Qui finiscono i dati ragionevolmente certi. Restano aperte alcune domande cruciali:
-  quanta parte di quel 20 o 30% «in transizione», che è più a rischio di precariato permanente, troverebbe un lavoro stabile e quanta parte rimarrebbe invece disoccupata se venissero ridotte drasticamente le possibilità di lavoro non stabile?
-  viceversa, quali e quanti sono i casi in cui l’accesso al lavoro stabile è favorito da una fase iniziale di lavoro meno protetto? quali e quanti sono, invece, i casi in cui la possibilità del rapporto precario finisce col consentire che il lavoratore vi resti intrappolato per lungo tempo?

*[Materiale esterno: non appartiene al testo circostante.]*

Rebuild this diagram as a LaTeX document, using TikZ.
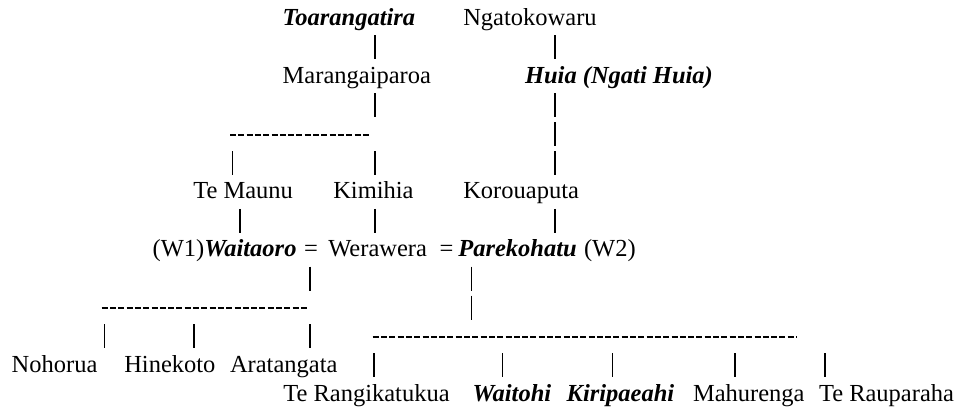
\documentclass[tikz,border=0pt]{standalone}
\usepackage{fontspec}
\setmainfont{Liberation Serif}
\begin{document}
\begin{tikzpicture}[x=1pt,y=-1pt,
  every node/.style={inner sep=0pt,outer sep=0pt,font=\fontsize{24.5}{29}\selectfont},
  nm/.style={anchor=base west},
  bi/.style={anchor=base west,font=\fontsize{24.5}{29}\selectfont\bfseries\itshape},
  eq/.style={anchor=base},
  pipe/.style={minimum width=2pt,minimum height=24pt,
    path picture={\draw[line width=1.2pt] (path picture bounding box.north) -- (path picture bounding box.south);}},
  dashrow/.style={line width=1.8pt,dash pattern=on 6pt off 2.3pt}]
\useasboundingbox (0,0) rectangle (955,408);
% row 0
\node[bi] (toa) at (282.7,25.5) {Toarangatira};
\node[nm] (nga) at (463.3,25.5) {Ngatokowaru};
% row 1 (pipe centre = baseline - 7)
\node[pipe] (p1a) at (375,47.4) {};
\node[pipe] (p1b) at (555,47.4) {};
% row 2
\node[nm] (mar) at (282.7,83.3) {Marangaiparoa};
\node[bi] (hui) at (525,83.3) {Huia (Ngati Huia)};
% row 3
\node[pipe] (p3a) at (375,105.2) {};
\node[pipe] (p3b) at (555,105.2) {};
% row 4
\coordinate (d1s) at (230,135);
\coordinate (d1e) at (371,135);
\draw[dashrow] (d1s) -- (d1e);
\node[pipe] (p4b) at (555,134.1) {};
% row 5
\node[pipe] (p5a) at (232.3,163) {};
\node[pipe] (p5b) at (375,163) {};
\node[pipe] (p5c) at (555,163) {};
% row 6
\node[nm] (tem) at (193.3,198.9) {Te Maunu};
\node[nm] (kim) at (333.3,198.9) {Kimihia};
\node[nm] (kor) at (463.3,198.9) {Korouaputa};
% row 7
\node[pipe] (p7a) at (240,220.8) {};
\node[pipe] (p7b) at (375,220.8) {};
\node[pipe] (p7c) at (555,220.8) {};
% row 8
\node[nm] (wai1) at (152.7,256.7) {(W1)\textbf{\textit{Waitaoro}}};
\node[eq] (eq1) at (311,256.7) {=};
\node[nm] (wer) at (328.3,256.7) {Werawera};
\node[eq] (eq2) at (446.5,256.7) {=};
\node[bi] (par) at (458.3,256.7) {Parekohatu};
\node[nm] (w2) at (584,256.7) {(W2)};
% row 9
\node[pipe] (p9a) at (310,278.6) {};
\node[pipe] (p9b) at (471.5,278.6) {};
% row 10
\coordinate (d2s) at (101.7,308);
\coordinate (d2e) at (309,308);
\draw[dashrow] (d2s) -- (d2e);
\node[pipe] (p10b) at (471.5,307.5) {};
% row 11
\node[pipe] (p11a) at (104.3,336.4) {};
\node[pipe] (p11b) at (194,336.4) {};
\node[pipe] (p11c) at (310,336.4) {};
\coordinate (d3s) at (372.7,337);
\coordinate (d3e) at (797,337);
\draw[dashrow] (d3s) -- (d3e);
% row 12
\node[nm] (noh) at (11.7,372.3) {Nohorua};
\node[nm] (hin) at (124.3,372.3) {Hinekoto};
\node[nm] (ara) at (230,372.3) {Aratangata};
\node[pipe] (p12a) at (374,365.3) {};
\node[pipe] (p12b) at (502.7,365.3) {};
\node[pipe] (p12c) at (612.7,365.3) {};
\node[pipe] (p12d) at (735,365.3) {};
\node[pipe] (p12e) at (825,365.3) {};
% row 13
\node[nm] (ter) at (283.3,401.2) {Te Rangikatukua};
\node[bi] (wai) at (472.7,401.2) {Waitohi};
\node[bi] (kir) at (566.7,401.2) {Kiripaeahi};
\node[nm] (mah) at (693,401.2) {Mahurenga};
\node[nm] (rau) at (819,401.2) {Te Rauparaha};
\end{tikzpicture}
\end{document}
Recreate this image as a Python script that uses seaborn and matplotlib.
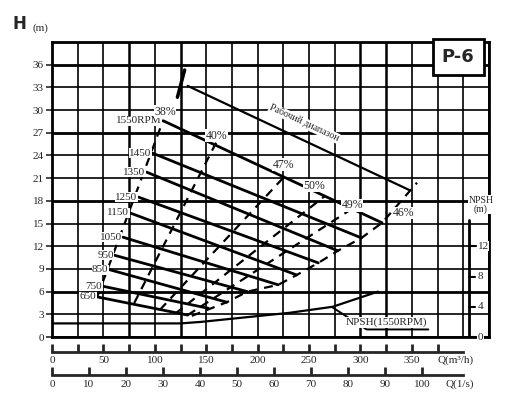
import matplotlib
matplotlib.use("Agg")
import matplotlib.pyplot as plt
import seaborn as sns
import pandas as pd

sns.set_theme(style="white")
plt.rcParams['font.family'] = ['Liberation Serif', 'DejaVu Serif']

rpm_labels = ["1550RPM", "1450", "1350", "1250", "1150", "1050", "950", "850", "750", "650"]
q_start = [108, 98, 92, 84, 76, 69, 61, 56, 50, 44]
h_start = [28.6, 24.3, 21.8, 18.5, 16.4, 13.2, 10.8, 8.9, 6.7, 5.3]
q_end = [321, 301, 278, 259, 238, 220, 190, 170, 152, 132]
h_end = [15.1, 13.1, 11.4, 9.8, 8.2, 6.9, 6.0, 4.6, 3.8, 2.9]

eff_labels = ["38%", "40%", "47%", "50%", "49%"]
eff_q_bottom = [44, 80, 105, 120, 132]
eff_h_bottom = [5.3, 4.5, 3.6, 3.1, 2.9]
eff_q_top = [108, 160, 228, 265, 290]
eff_h_top = [28.6, 25.8, 21.5, 18.6, 16.8]
eff_label_q = [110, 160, 225, 255, 292]
eff_label_h = [29.8, 26.6, 22.8, 20.0, 17.4]

right_q = [136, 170, 190, 220, 238, 259, 278, 301, 321, 355]
right_h = [2.8, 4.6, 6.0, 6.9, 8.2, 9.8, 11.4, 13.1, 15.1, 20.4]

range_q = [132, 348]
range_h = [33.2, 19.4]
range_tick_q = [122, 129]
range_tick_h = [31.7, 35.3]

npsh_q = [0, 125, 145, 231, 273, 317]
npsh_h = [1.8, 1.8, 2.0, 3.2, 4.0, 6.0]

h_ticks = list(range(0, 37, 3))
q_ticks = list(range(0, 351, 50))
ls_ticks = list(range(0, 101, 10))
npsh_ticks = [0, 4, 8, 12]

fig = plt.figure(figsize=(5.24, 4.12), dpi=100)
ax = fig.add_axes([0.0992, 0.182, 0.834, 0.716])
ax.set_xlim(0, 425)
ax.set_ylim(0, 39)

for x in range(0, 426, 25):
    ax.axvline(x, color="black", lw=1.8 if x in (75, 125, 300, 325) else 1.2, zorder=1)
for y in range(0, 40, 3):
    ax.axhline(y, color="black", lw=2.0 if y in (6, 18, 27, 36) else 1.2, zorder=1)

for i in range(len(rpm_labels)):
    sns.lineplot(x=[q_start[i], q_end[i]], y=[h_start[i], h_end[i]], ax=ax,
                 color="black", lw=2.0, zorder=3)
    ax.text(q_start[i] - 1, h_start[i], rpm_labels[i], ha="right", va="center",
            fontsize=8, zorder=5, bbox=dict(facecolor="white", edgecolor="none", pad=0.3))

for i in range(len(eff_labels)):
    sns.lineplot(x=[eff_q_bottom[i], eff_q_top[i]], y=[eff_h_bottom[i], eff_h_top[i]], ax=ax,
                 color="black", lw=1.6, ls=(0, (4, 3)), zorder=3)
    ax.text(eff_label_q[i], eff_label_h[i], eff_labels[i], ha="center", va="center", fontsize=8.5,
            zorder=5, bbox=dict(facecolor="white", edgecolor="none", pad=0.3))

sns.lineplot(x=right_q, y=right_h, ax=ax, color="black", lw=1.6, ls=(0, (4, 3)), sort=False, zorder=3)
ax.text(331, 15.6, "46%", ha="left", va="bottom", fontsize=8.5, zorder=5,
        bbox=dict(facecolor="white", edgecolor="none", pad=0.3))

sns.lineplot(x=range_q, y=range_h, ax=ax, color="black", lw=1.6, zorder=3)
sns.lineplot(x=range_tick_q, y=range_tick_h, ax=ax, color="black", lw=2.5, zorder=3)
ax.text(245, 28.3, "Рабочий диапазон", rotation=-25, ha="center", va="center",
        fontsize=7, zorder=5, bbox=dict(facecolor="white", edgecolor="none", pad=0.3))

sns.lineplot(x=npsh_q, y=npsh_h, ax=ax, color="black", lw=1.6, sort=False, zorder=3)
ax.plot([273, 306, 366], [3.9, 1.0, 1.0], color="black", lw=1.4, zorder=4)
ax.text(286, 1.3, "NPSH(1550RPM)", fontsize=8, ha="left", va="bottom", zorder=5,
        bbox=dict(facecolor="white", edgecolor="none", pad=0.3))

ax.text(395, 37.0, "P-6", fontsize=13, fontweight="bold", family="DejaVu Sans",
        ha="center", va="center", zorder=6,
        bbox=dict(facecolor="white", edgecolor="black", lw=2, boxstyle="square,pad=0.5"))

# NPSH right scale
ax.plot([406, 406], [0, 15.5], color="black", lw=2, zorder=4)
for t in npsh_ticks:
    ax.plot([406, 411], [t, t], color="black", lw=1.5, zorder=4)
    ax.text(414, t, str(t), fontsize=8, ha="left", va="center", zorder=6,
            bbox=dict(facecolor="white", edgecolor="none", pad=0.3))
ax.text(417, 16.3, "NPSH\n(m)", fontsize=7, ha="center", va="bottom", linespacing=0.9,
        zorder=6, bbox=dict(facecolor="white", edgecolor="none", pad=0.5))

for s in ax.spines.values():
    s.set_linewidth(2)
    s.set_color("black")
ax.set_xticks([])
ax.set_yticks(h_ticks)
ax.set_yticklabels([str(t) for t in h_ticks], fontsize=8)
ax.tick_params(axis="y", direction="out", length=4, width=1.2, left=True, pad=2)
ax.text(-0.09, 1.03, "H", transform=ax.transAxes, fontsize=12, fontweight="bold",
        family="DejaVu Sans", va="bottom")
ax.text(-0.045, 1.03, "(m)", transform=ax.transAxes, fontsize=8, va="bottom")

sx = ax.secondary_xaxis(-0.05)
sx.set_xticks(list(range(0, 376, 25)))
sx.set_xticklabels([str(t) if t in q_ticks else "" for t in range(0, 376, 25)], fontsize=8)
sx.spines["bottom"].set_bounds(0, 400)
sx.spines["bottom"].set_linewidth(2)
sx.tick_params(direction="in", length=6, width=2, pad=3)
ax.text(0.965, -0.078, "Q(m³/h)", transform=ax.transAxes, fontsize=8, ha="right", va="center")

sl = ax.secondary_xaxis(-0.13, functions=(lambda q: q / 3.6, lambda l: l * 3.6))
sl.set_xticks(ls_ticks)
sl.set_xticklabels([str(t) for t in ls_ticks], fontsize=8)
sl.spines["bottom"].set_bounds(0, 400 / 3.6)
sl.spines["bottom"].set_linewidth(2)
sl.tick_params(direction="in", length=6, width=2, pad=3)
ax.text(0.965, -0.16, "Q(1/s)", transform=ax.transAxes, fontsize=8, ha="right", va="center")

fig.savefig("out.png", dpi=100, facecolor="white")
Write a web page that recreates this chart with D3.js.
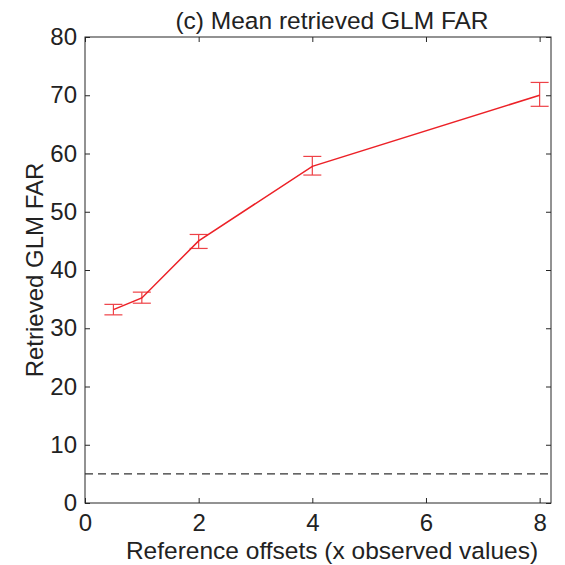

-  se si rendesse più fluido il mercato del lavoro giovanile, privato e pubblico, col prevedere per tutti una fase di accesso meno protetta (ma temporalmente ben delimitata), quali e quanti lavoratori troverebbero un lavoro più adatto alle loro caratteristiche? Oggi gli studi economici non rispondono in modo univoco a queste domande (essenzialmente per l’inadeguatezza dei dati disponibili). Ma, proprio per l’assenza di certezze su questi punti cruciali, chi ha più a cuore la difesa degli ultimi della fila dovrebbe considerare, quanto meno, il rischio che la soppressione della possibilità di accesso al lavoro attraverso una fase di occupazione meno rigidamente protetta condanni la parte più debole a restar fuori (e un’altra parte a un lavoro meno gratificante di quello che sarebbe possibile). Per un governo di centrosinistra è, certo, ragionevole scegliere di correre questo rischio; ma è ragionevole anche ipotizzare che si ottengano risultati complessivamente migliori coll’offrire a tutti uno stesso percorso di accesso graduale alla stabilità; a tutti maggiori garanzie nella fase di passaggio da un lavoro all’altro; e ai più deboli un sovrappiù di informazione, formazione mirata e assistenza intensiva nel mercato. In un dibattito sereno e pragmatico, anche in seno alla sinistra e al sindacato, ci deve essere spazio per entrambe queste opzioni.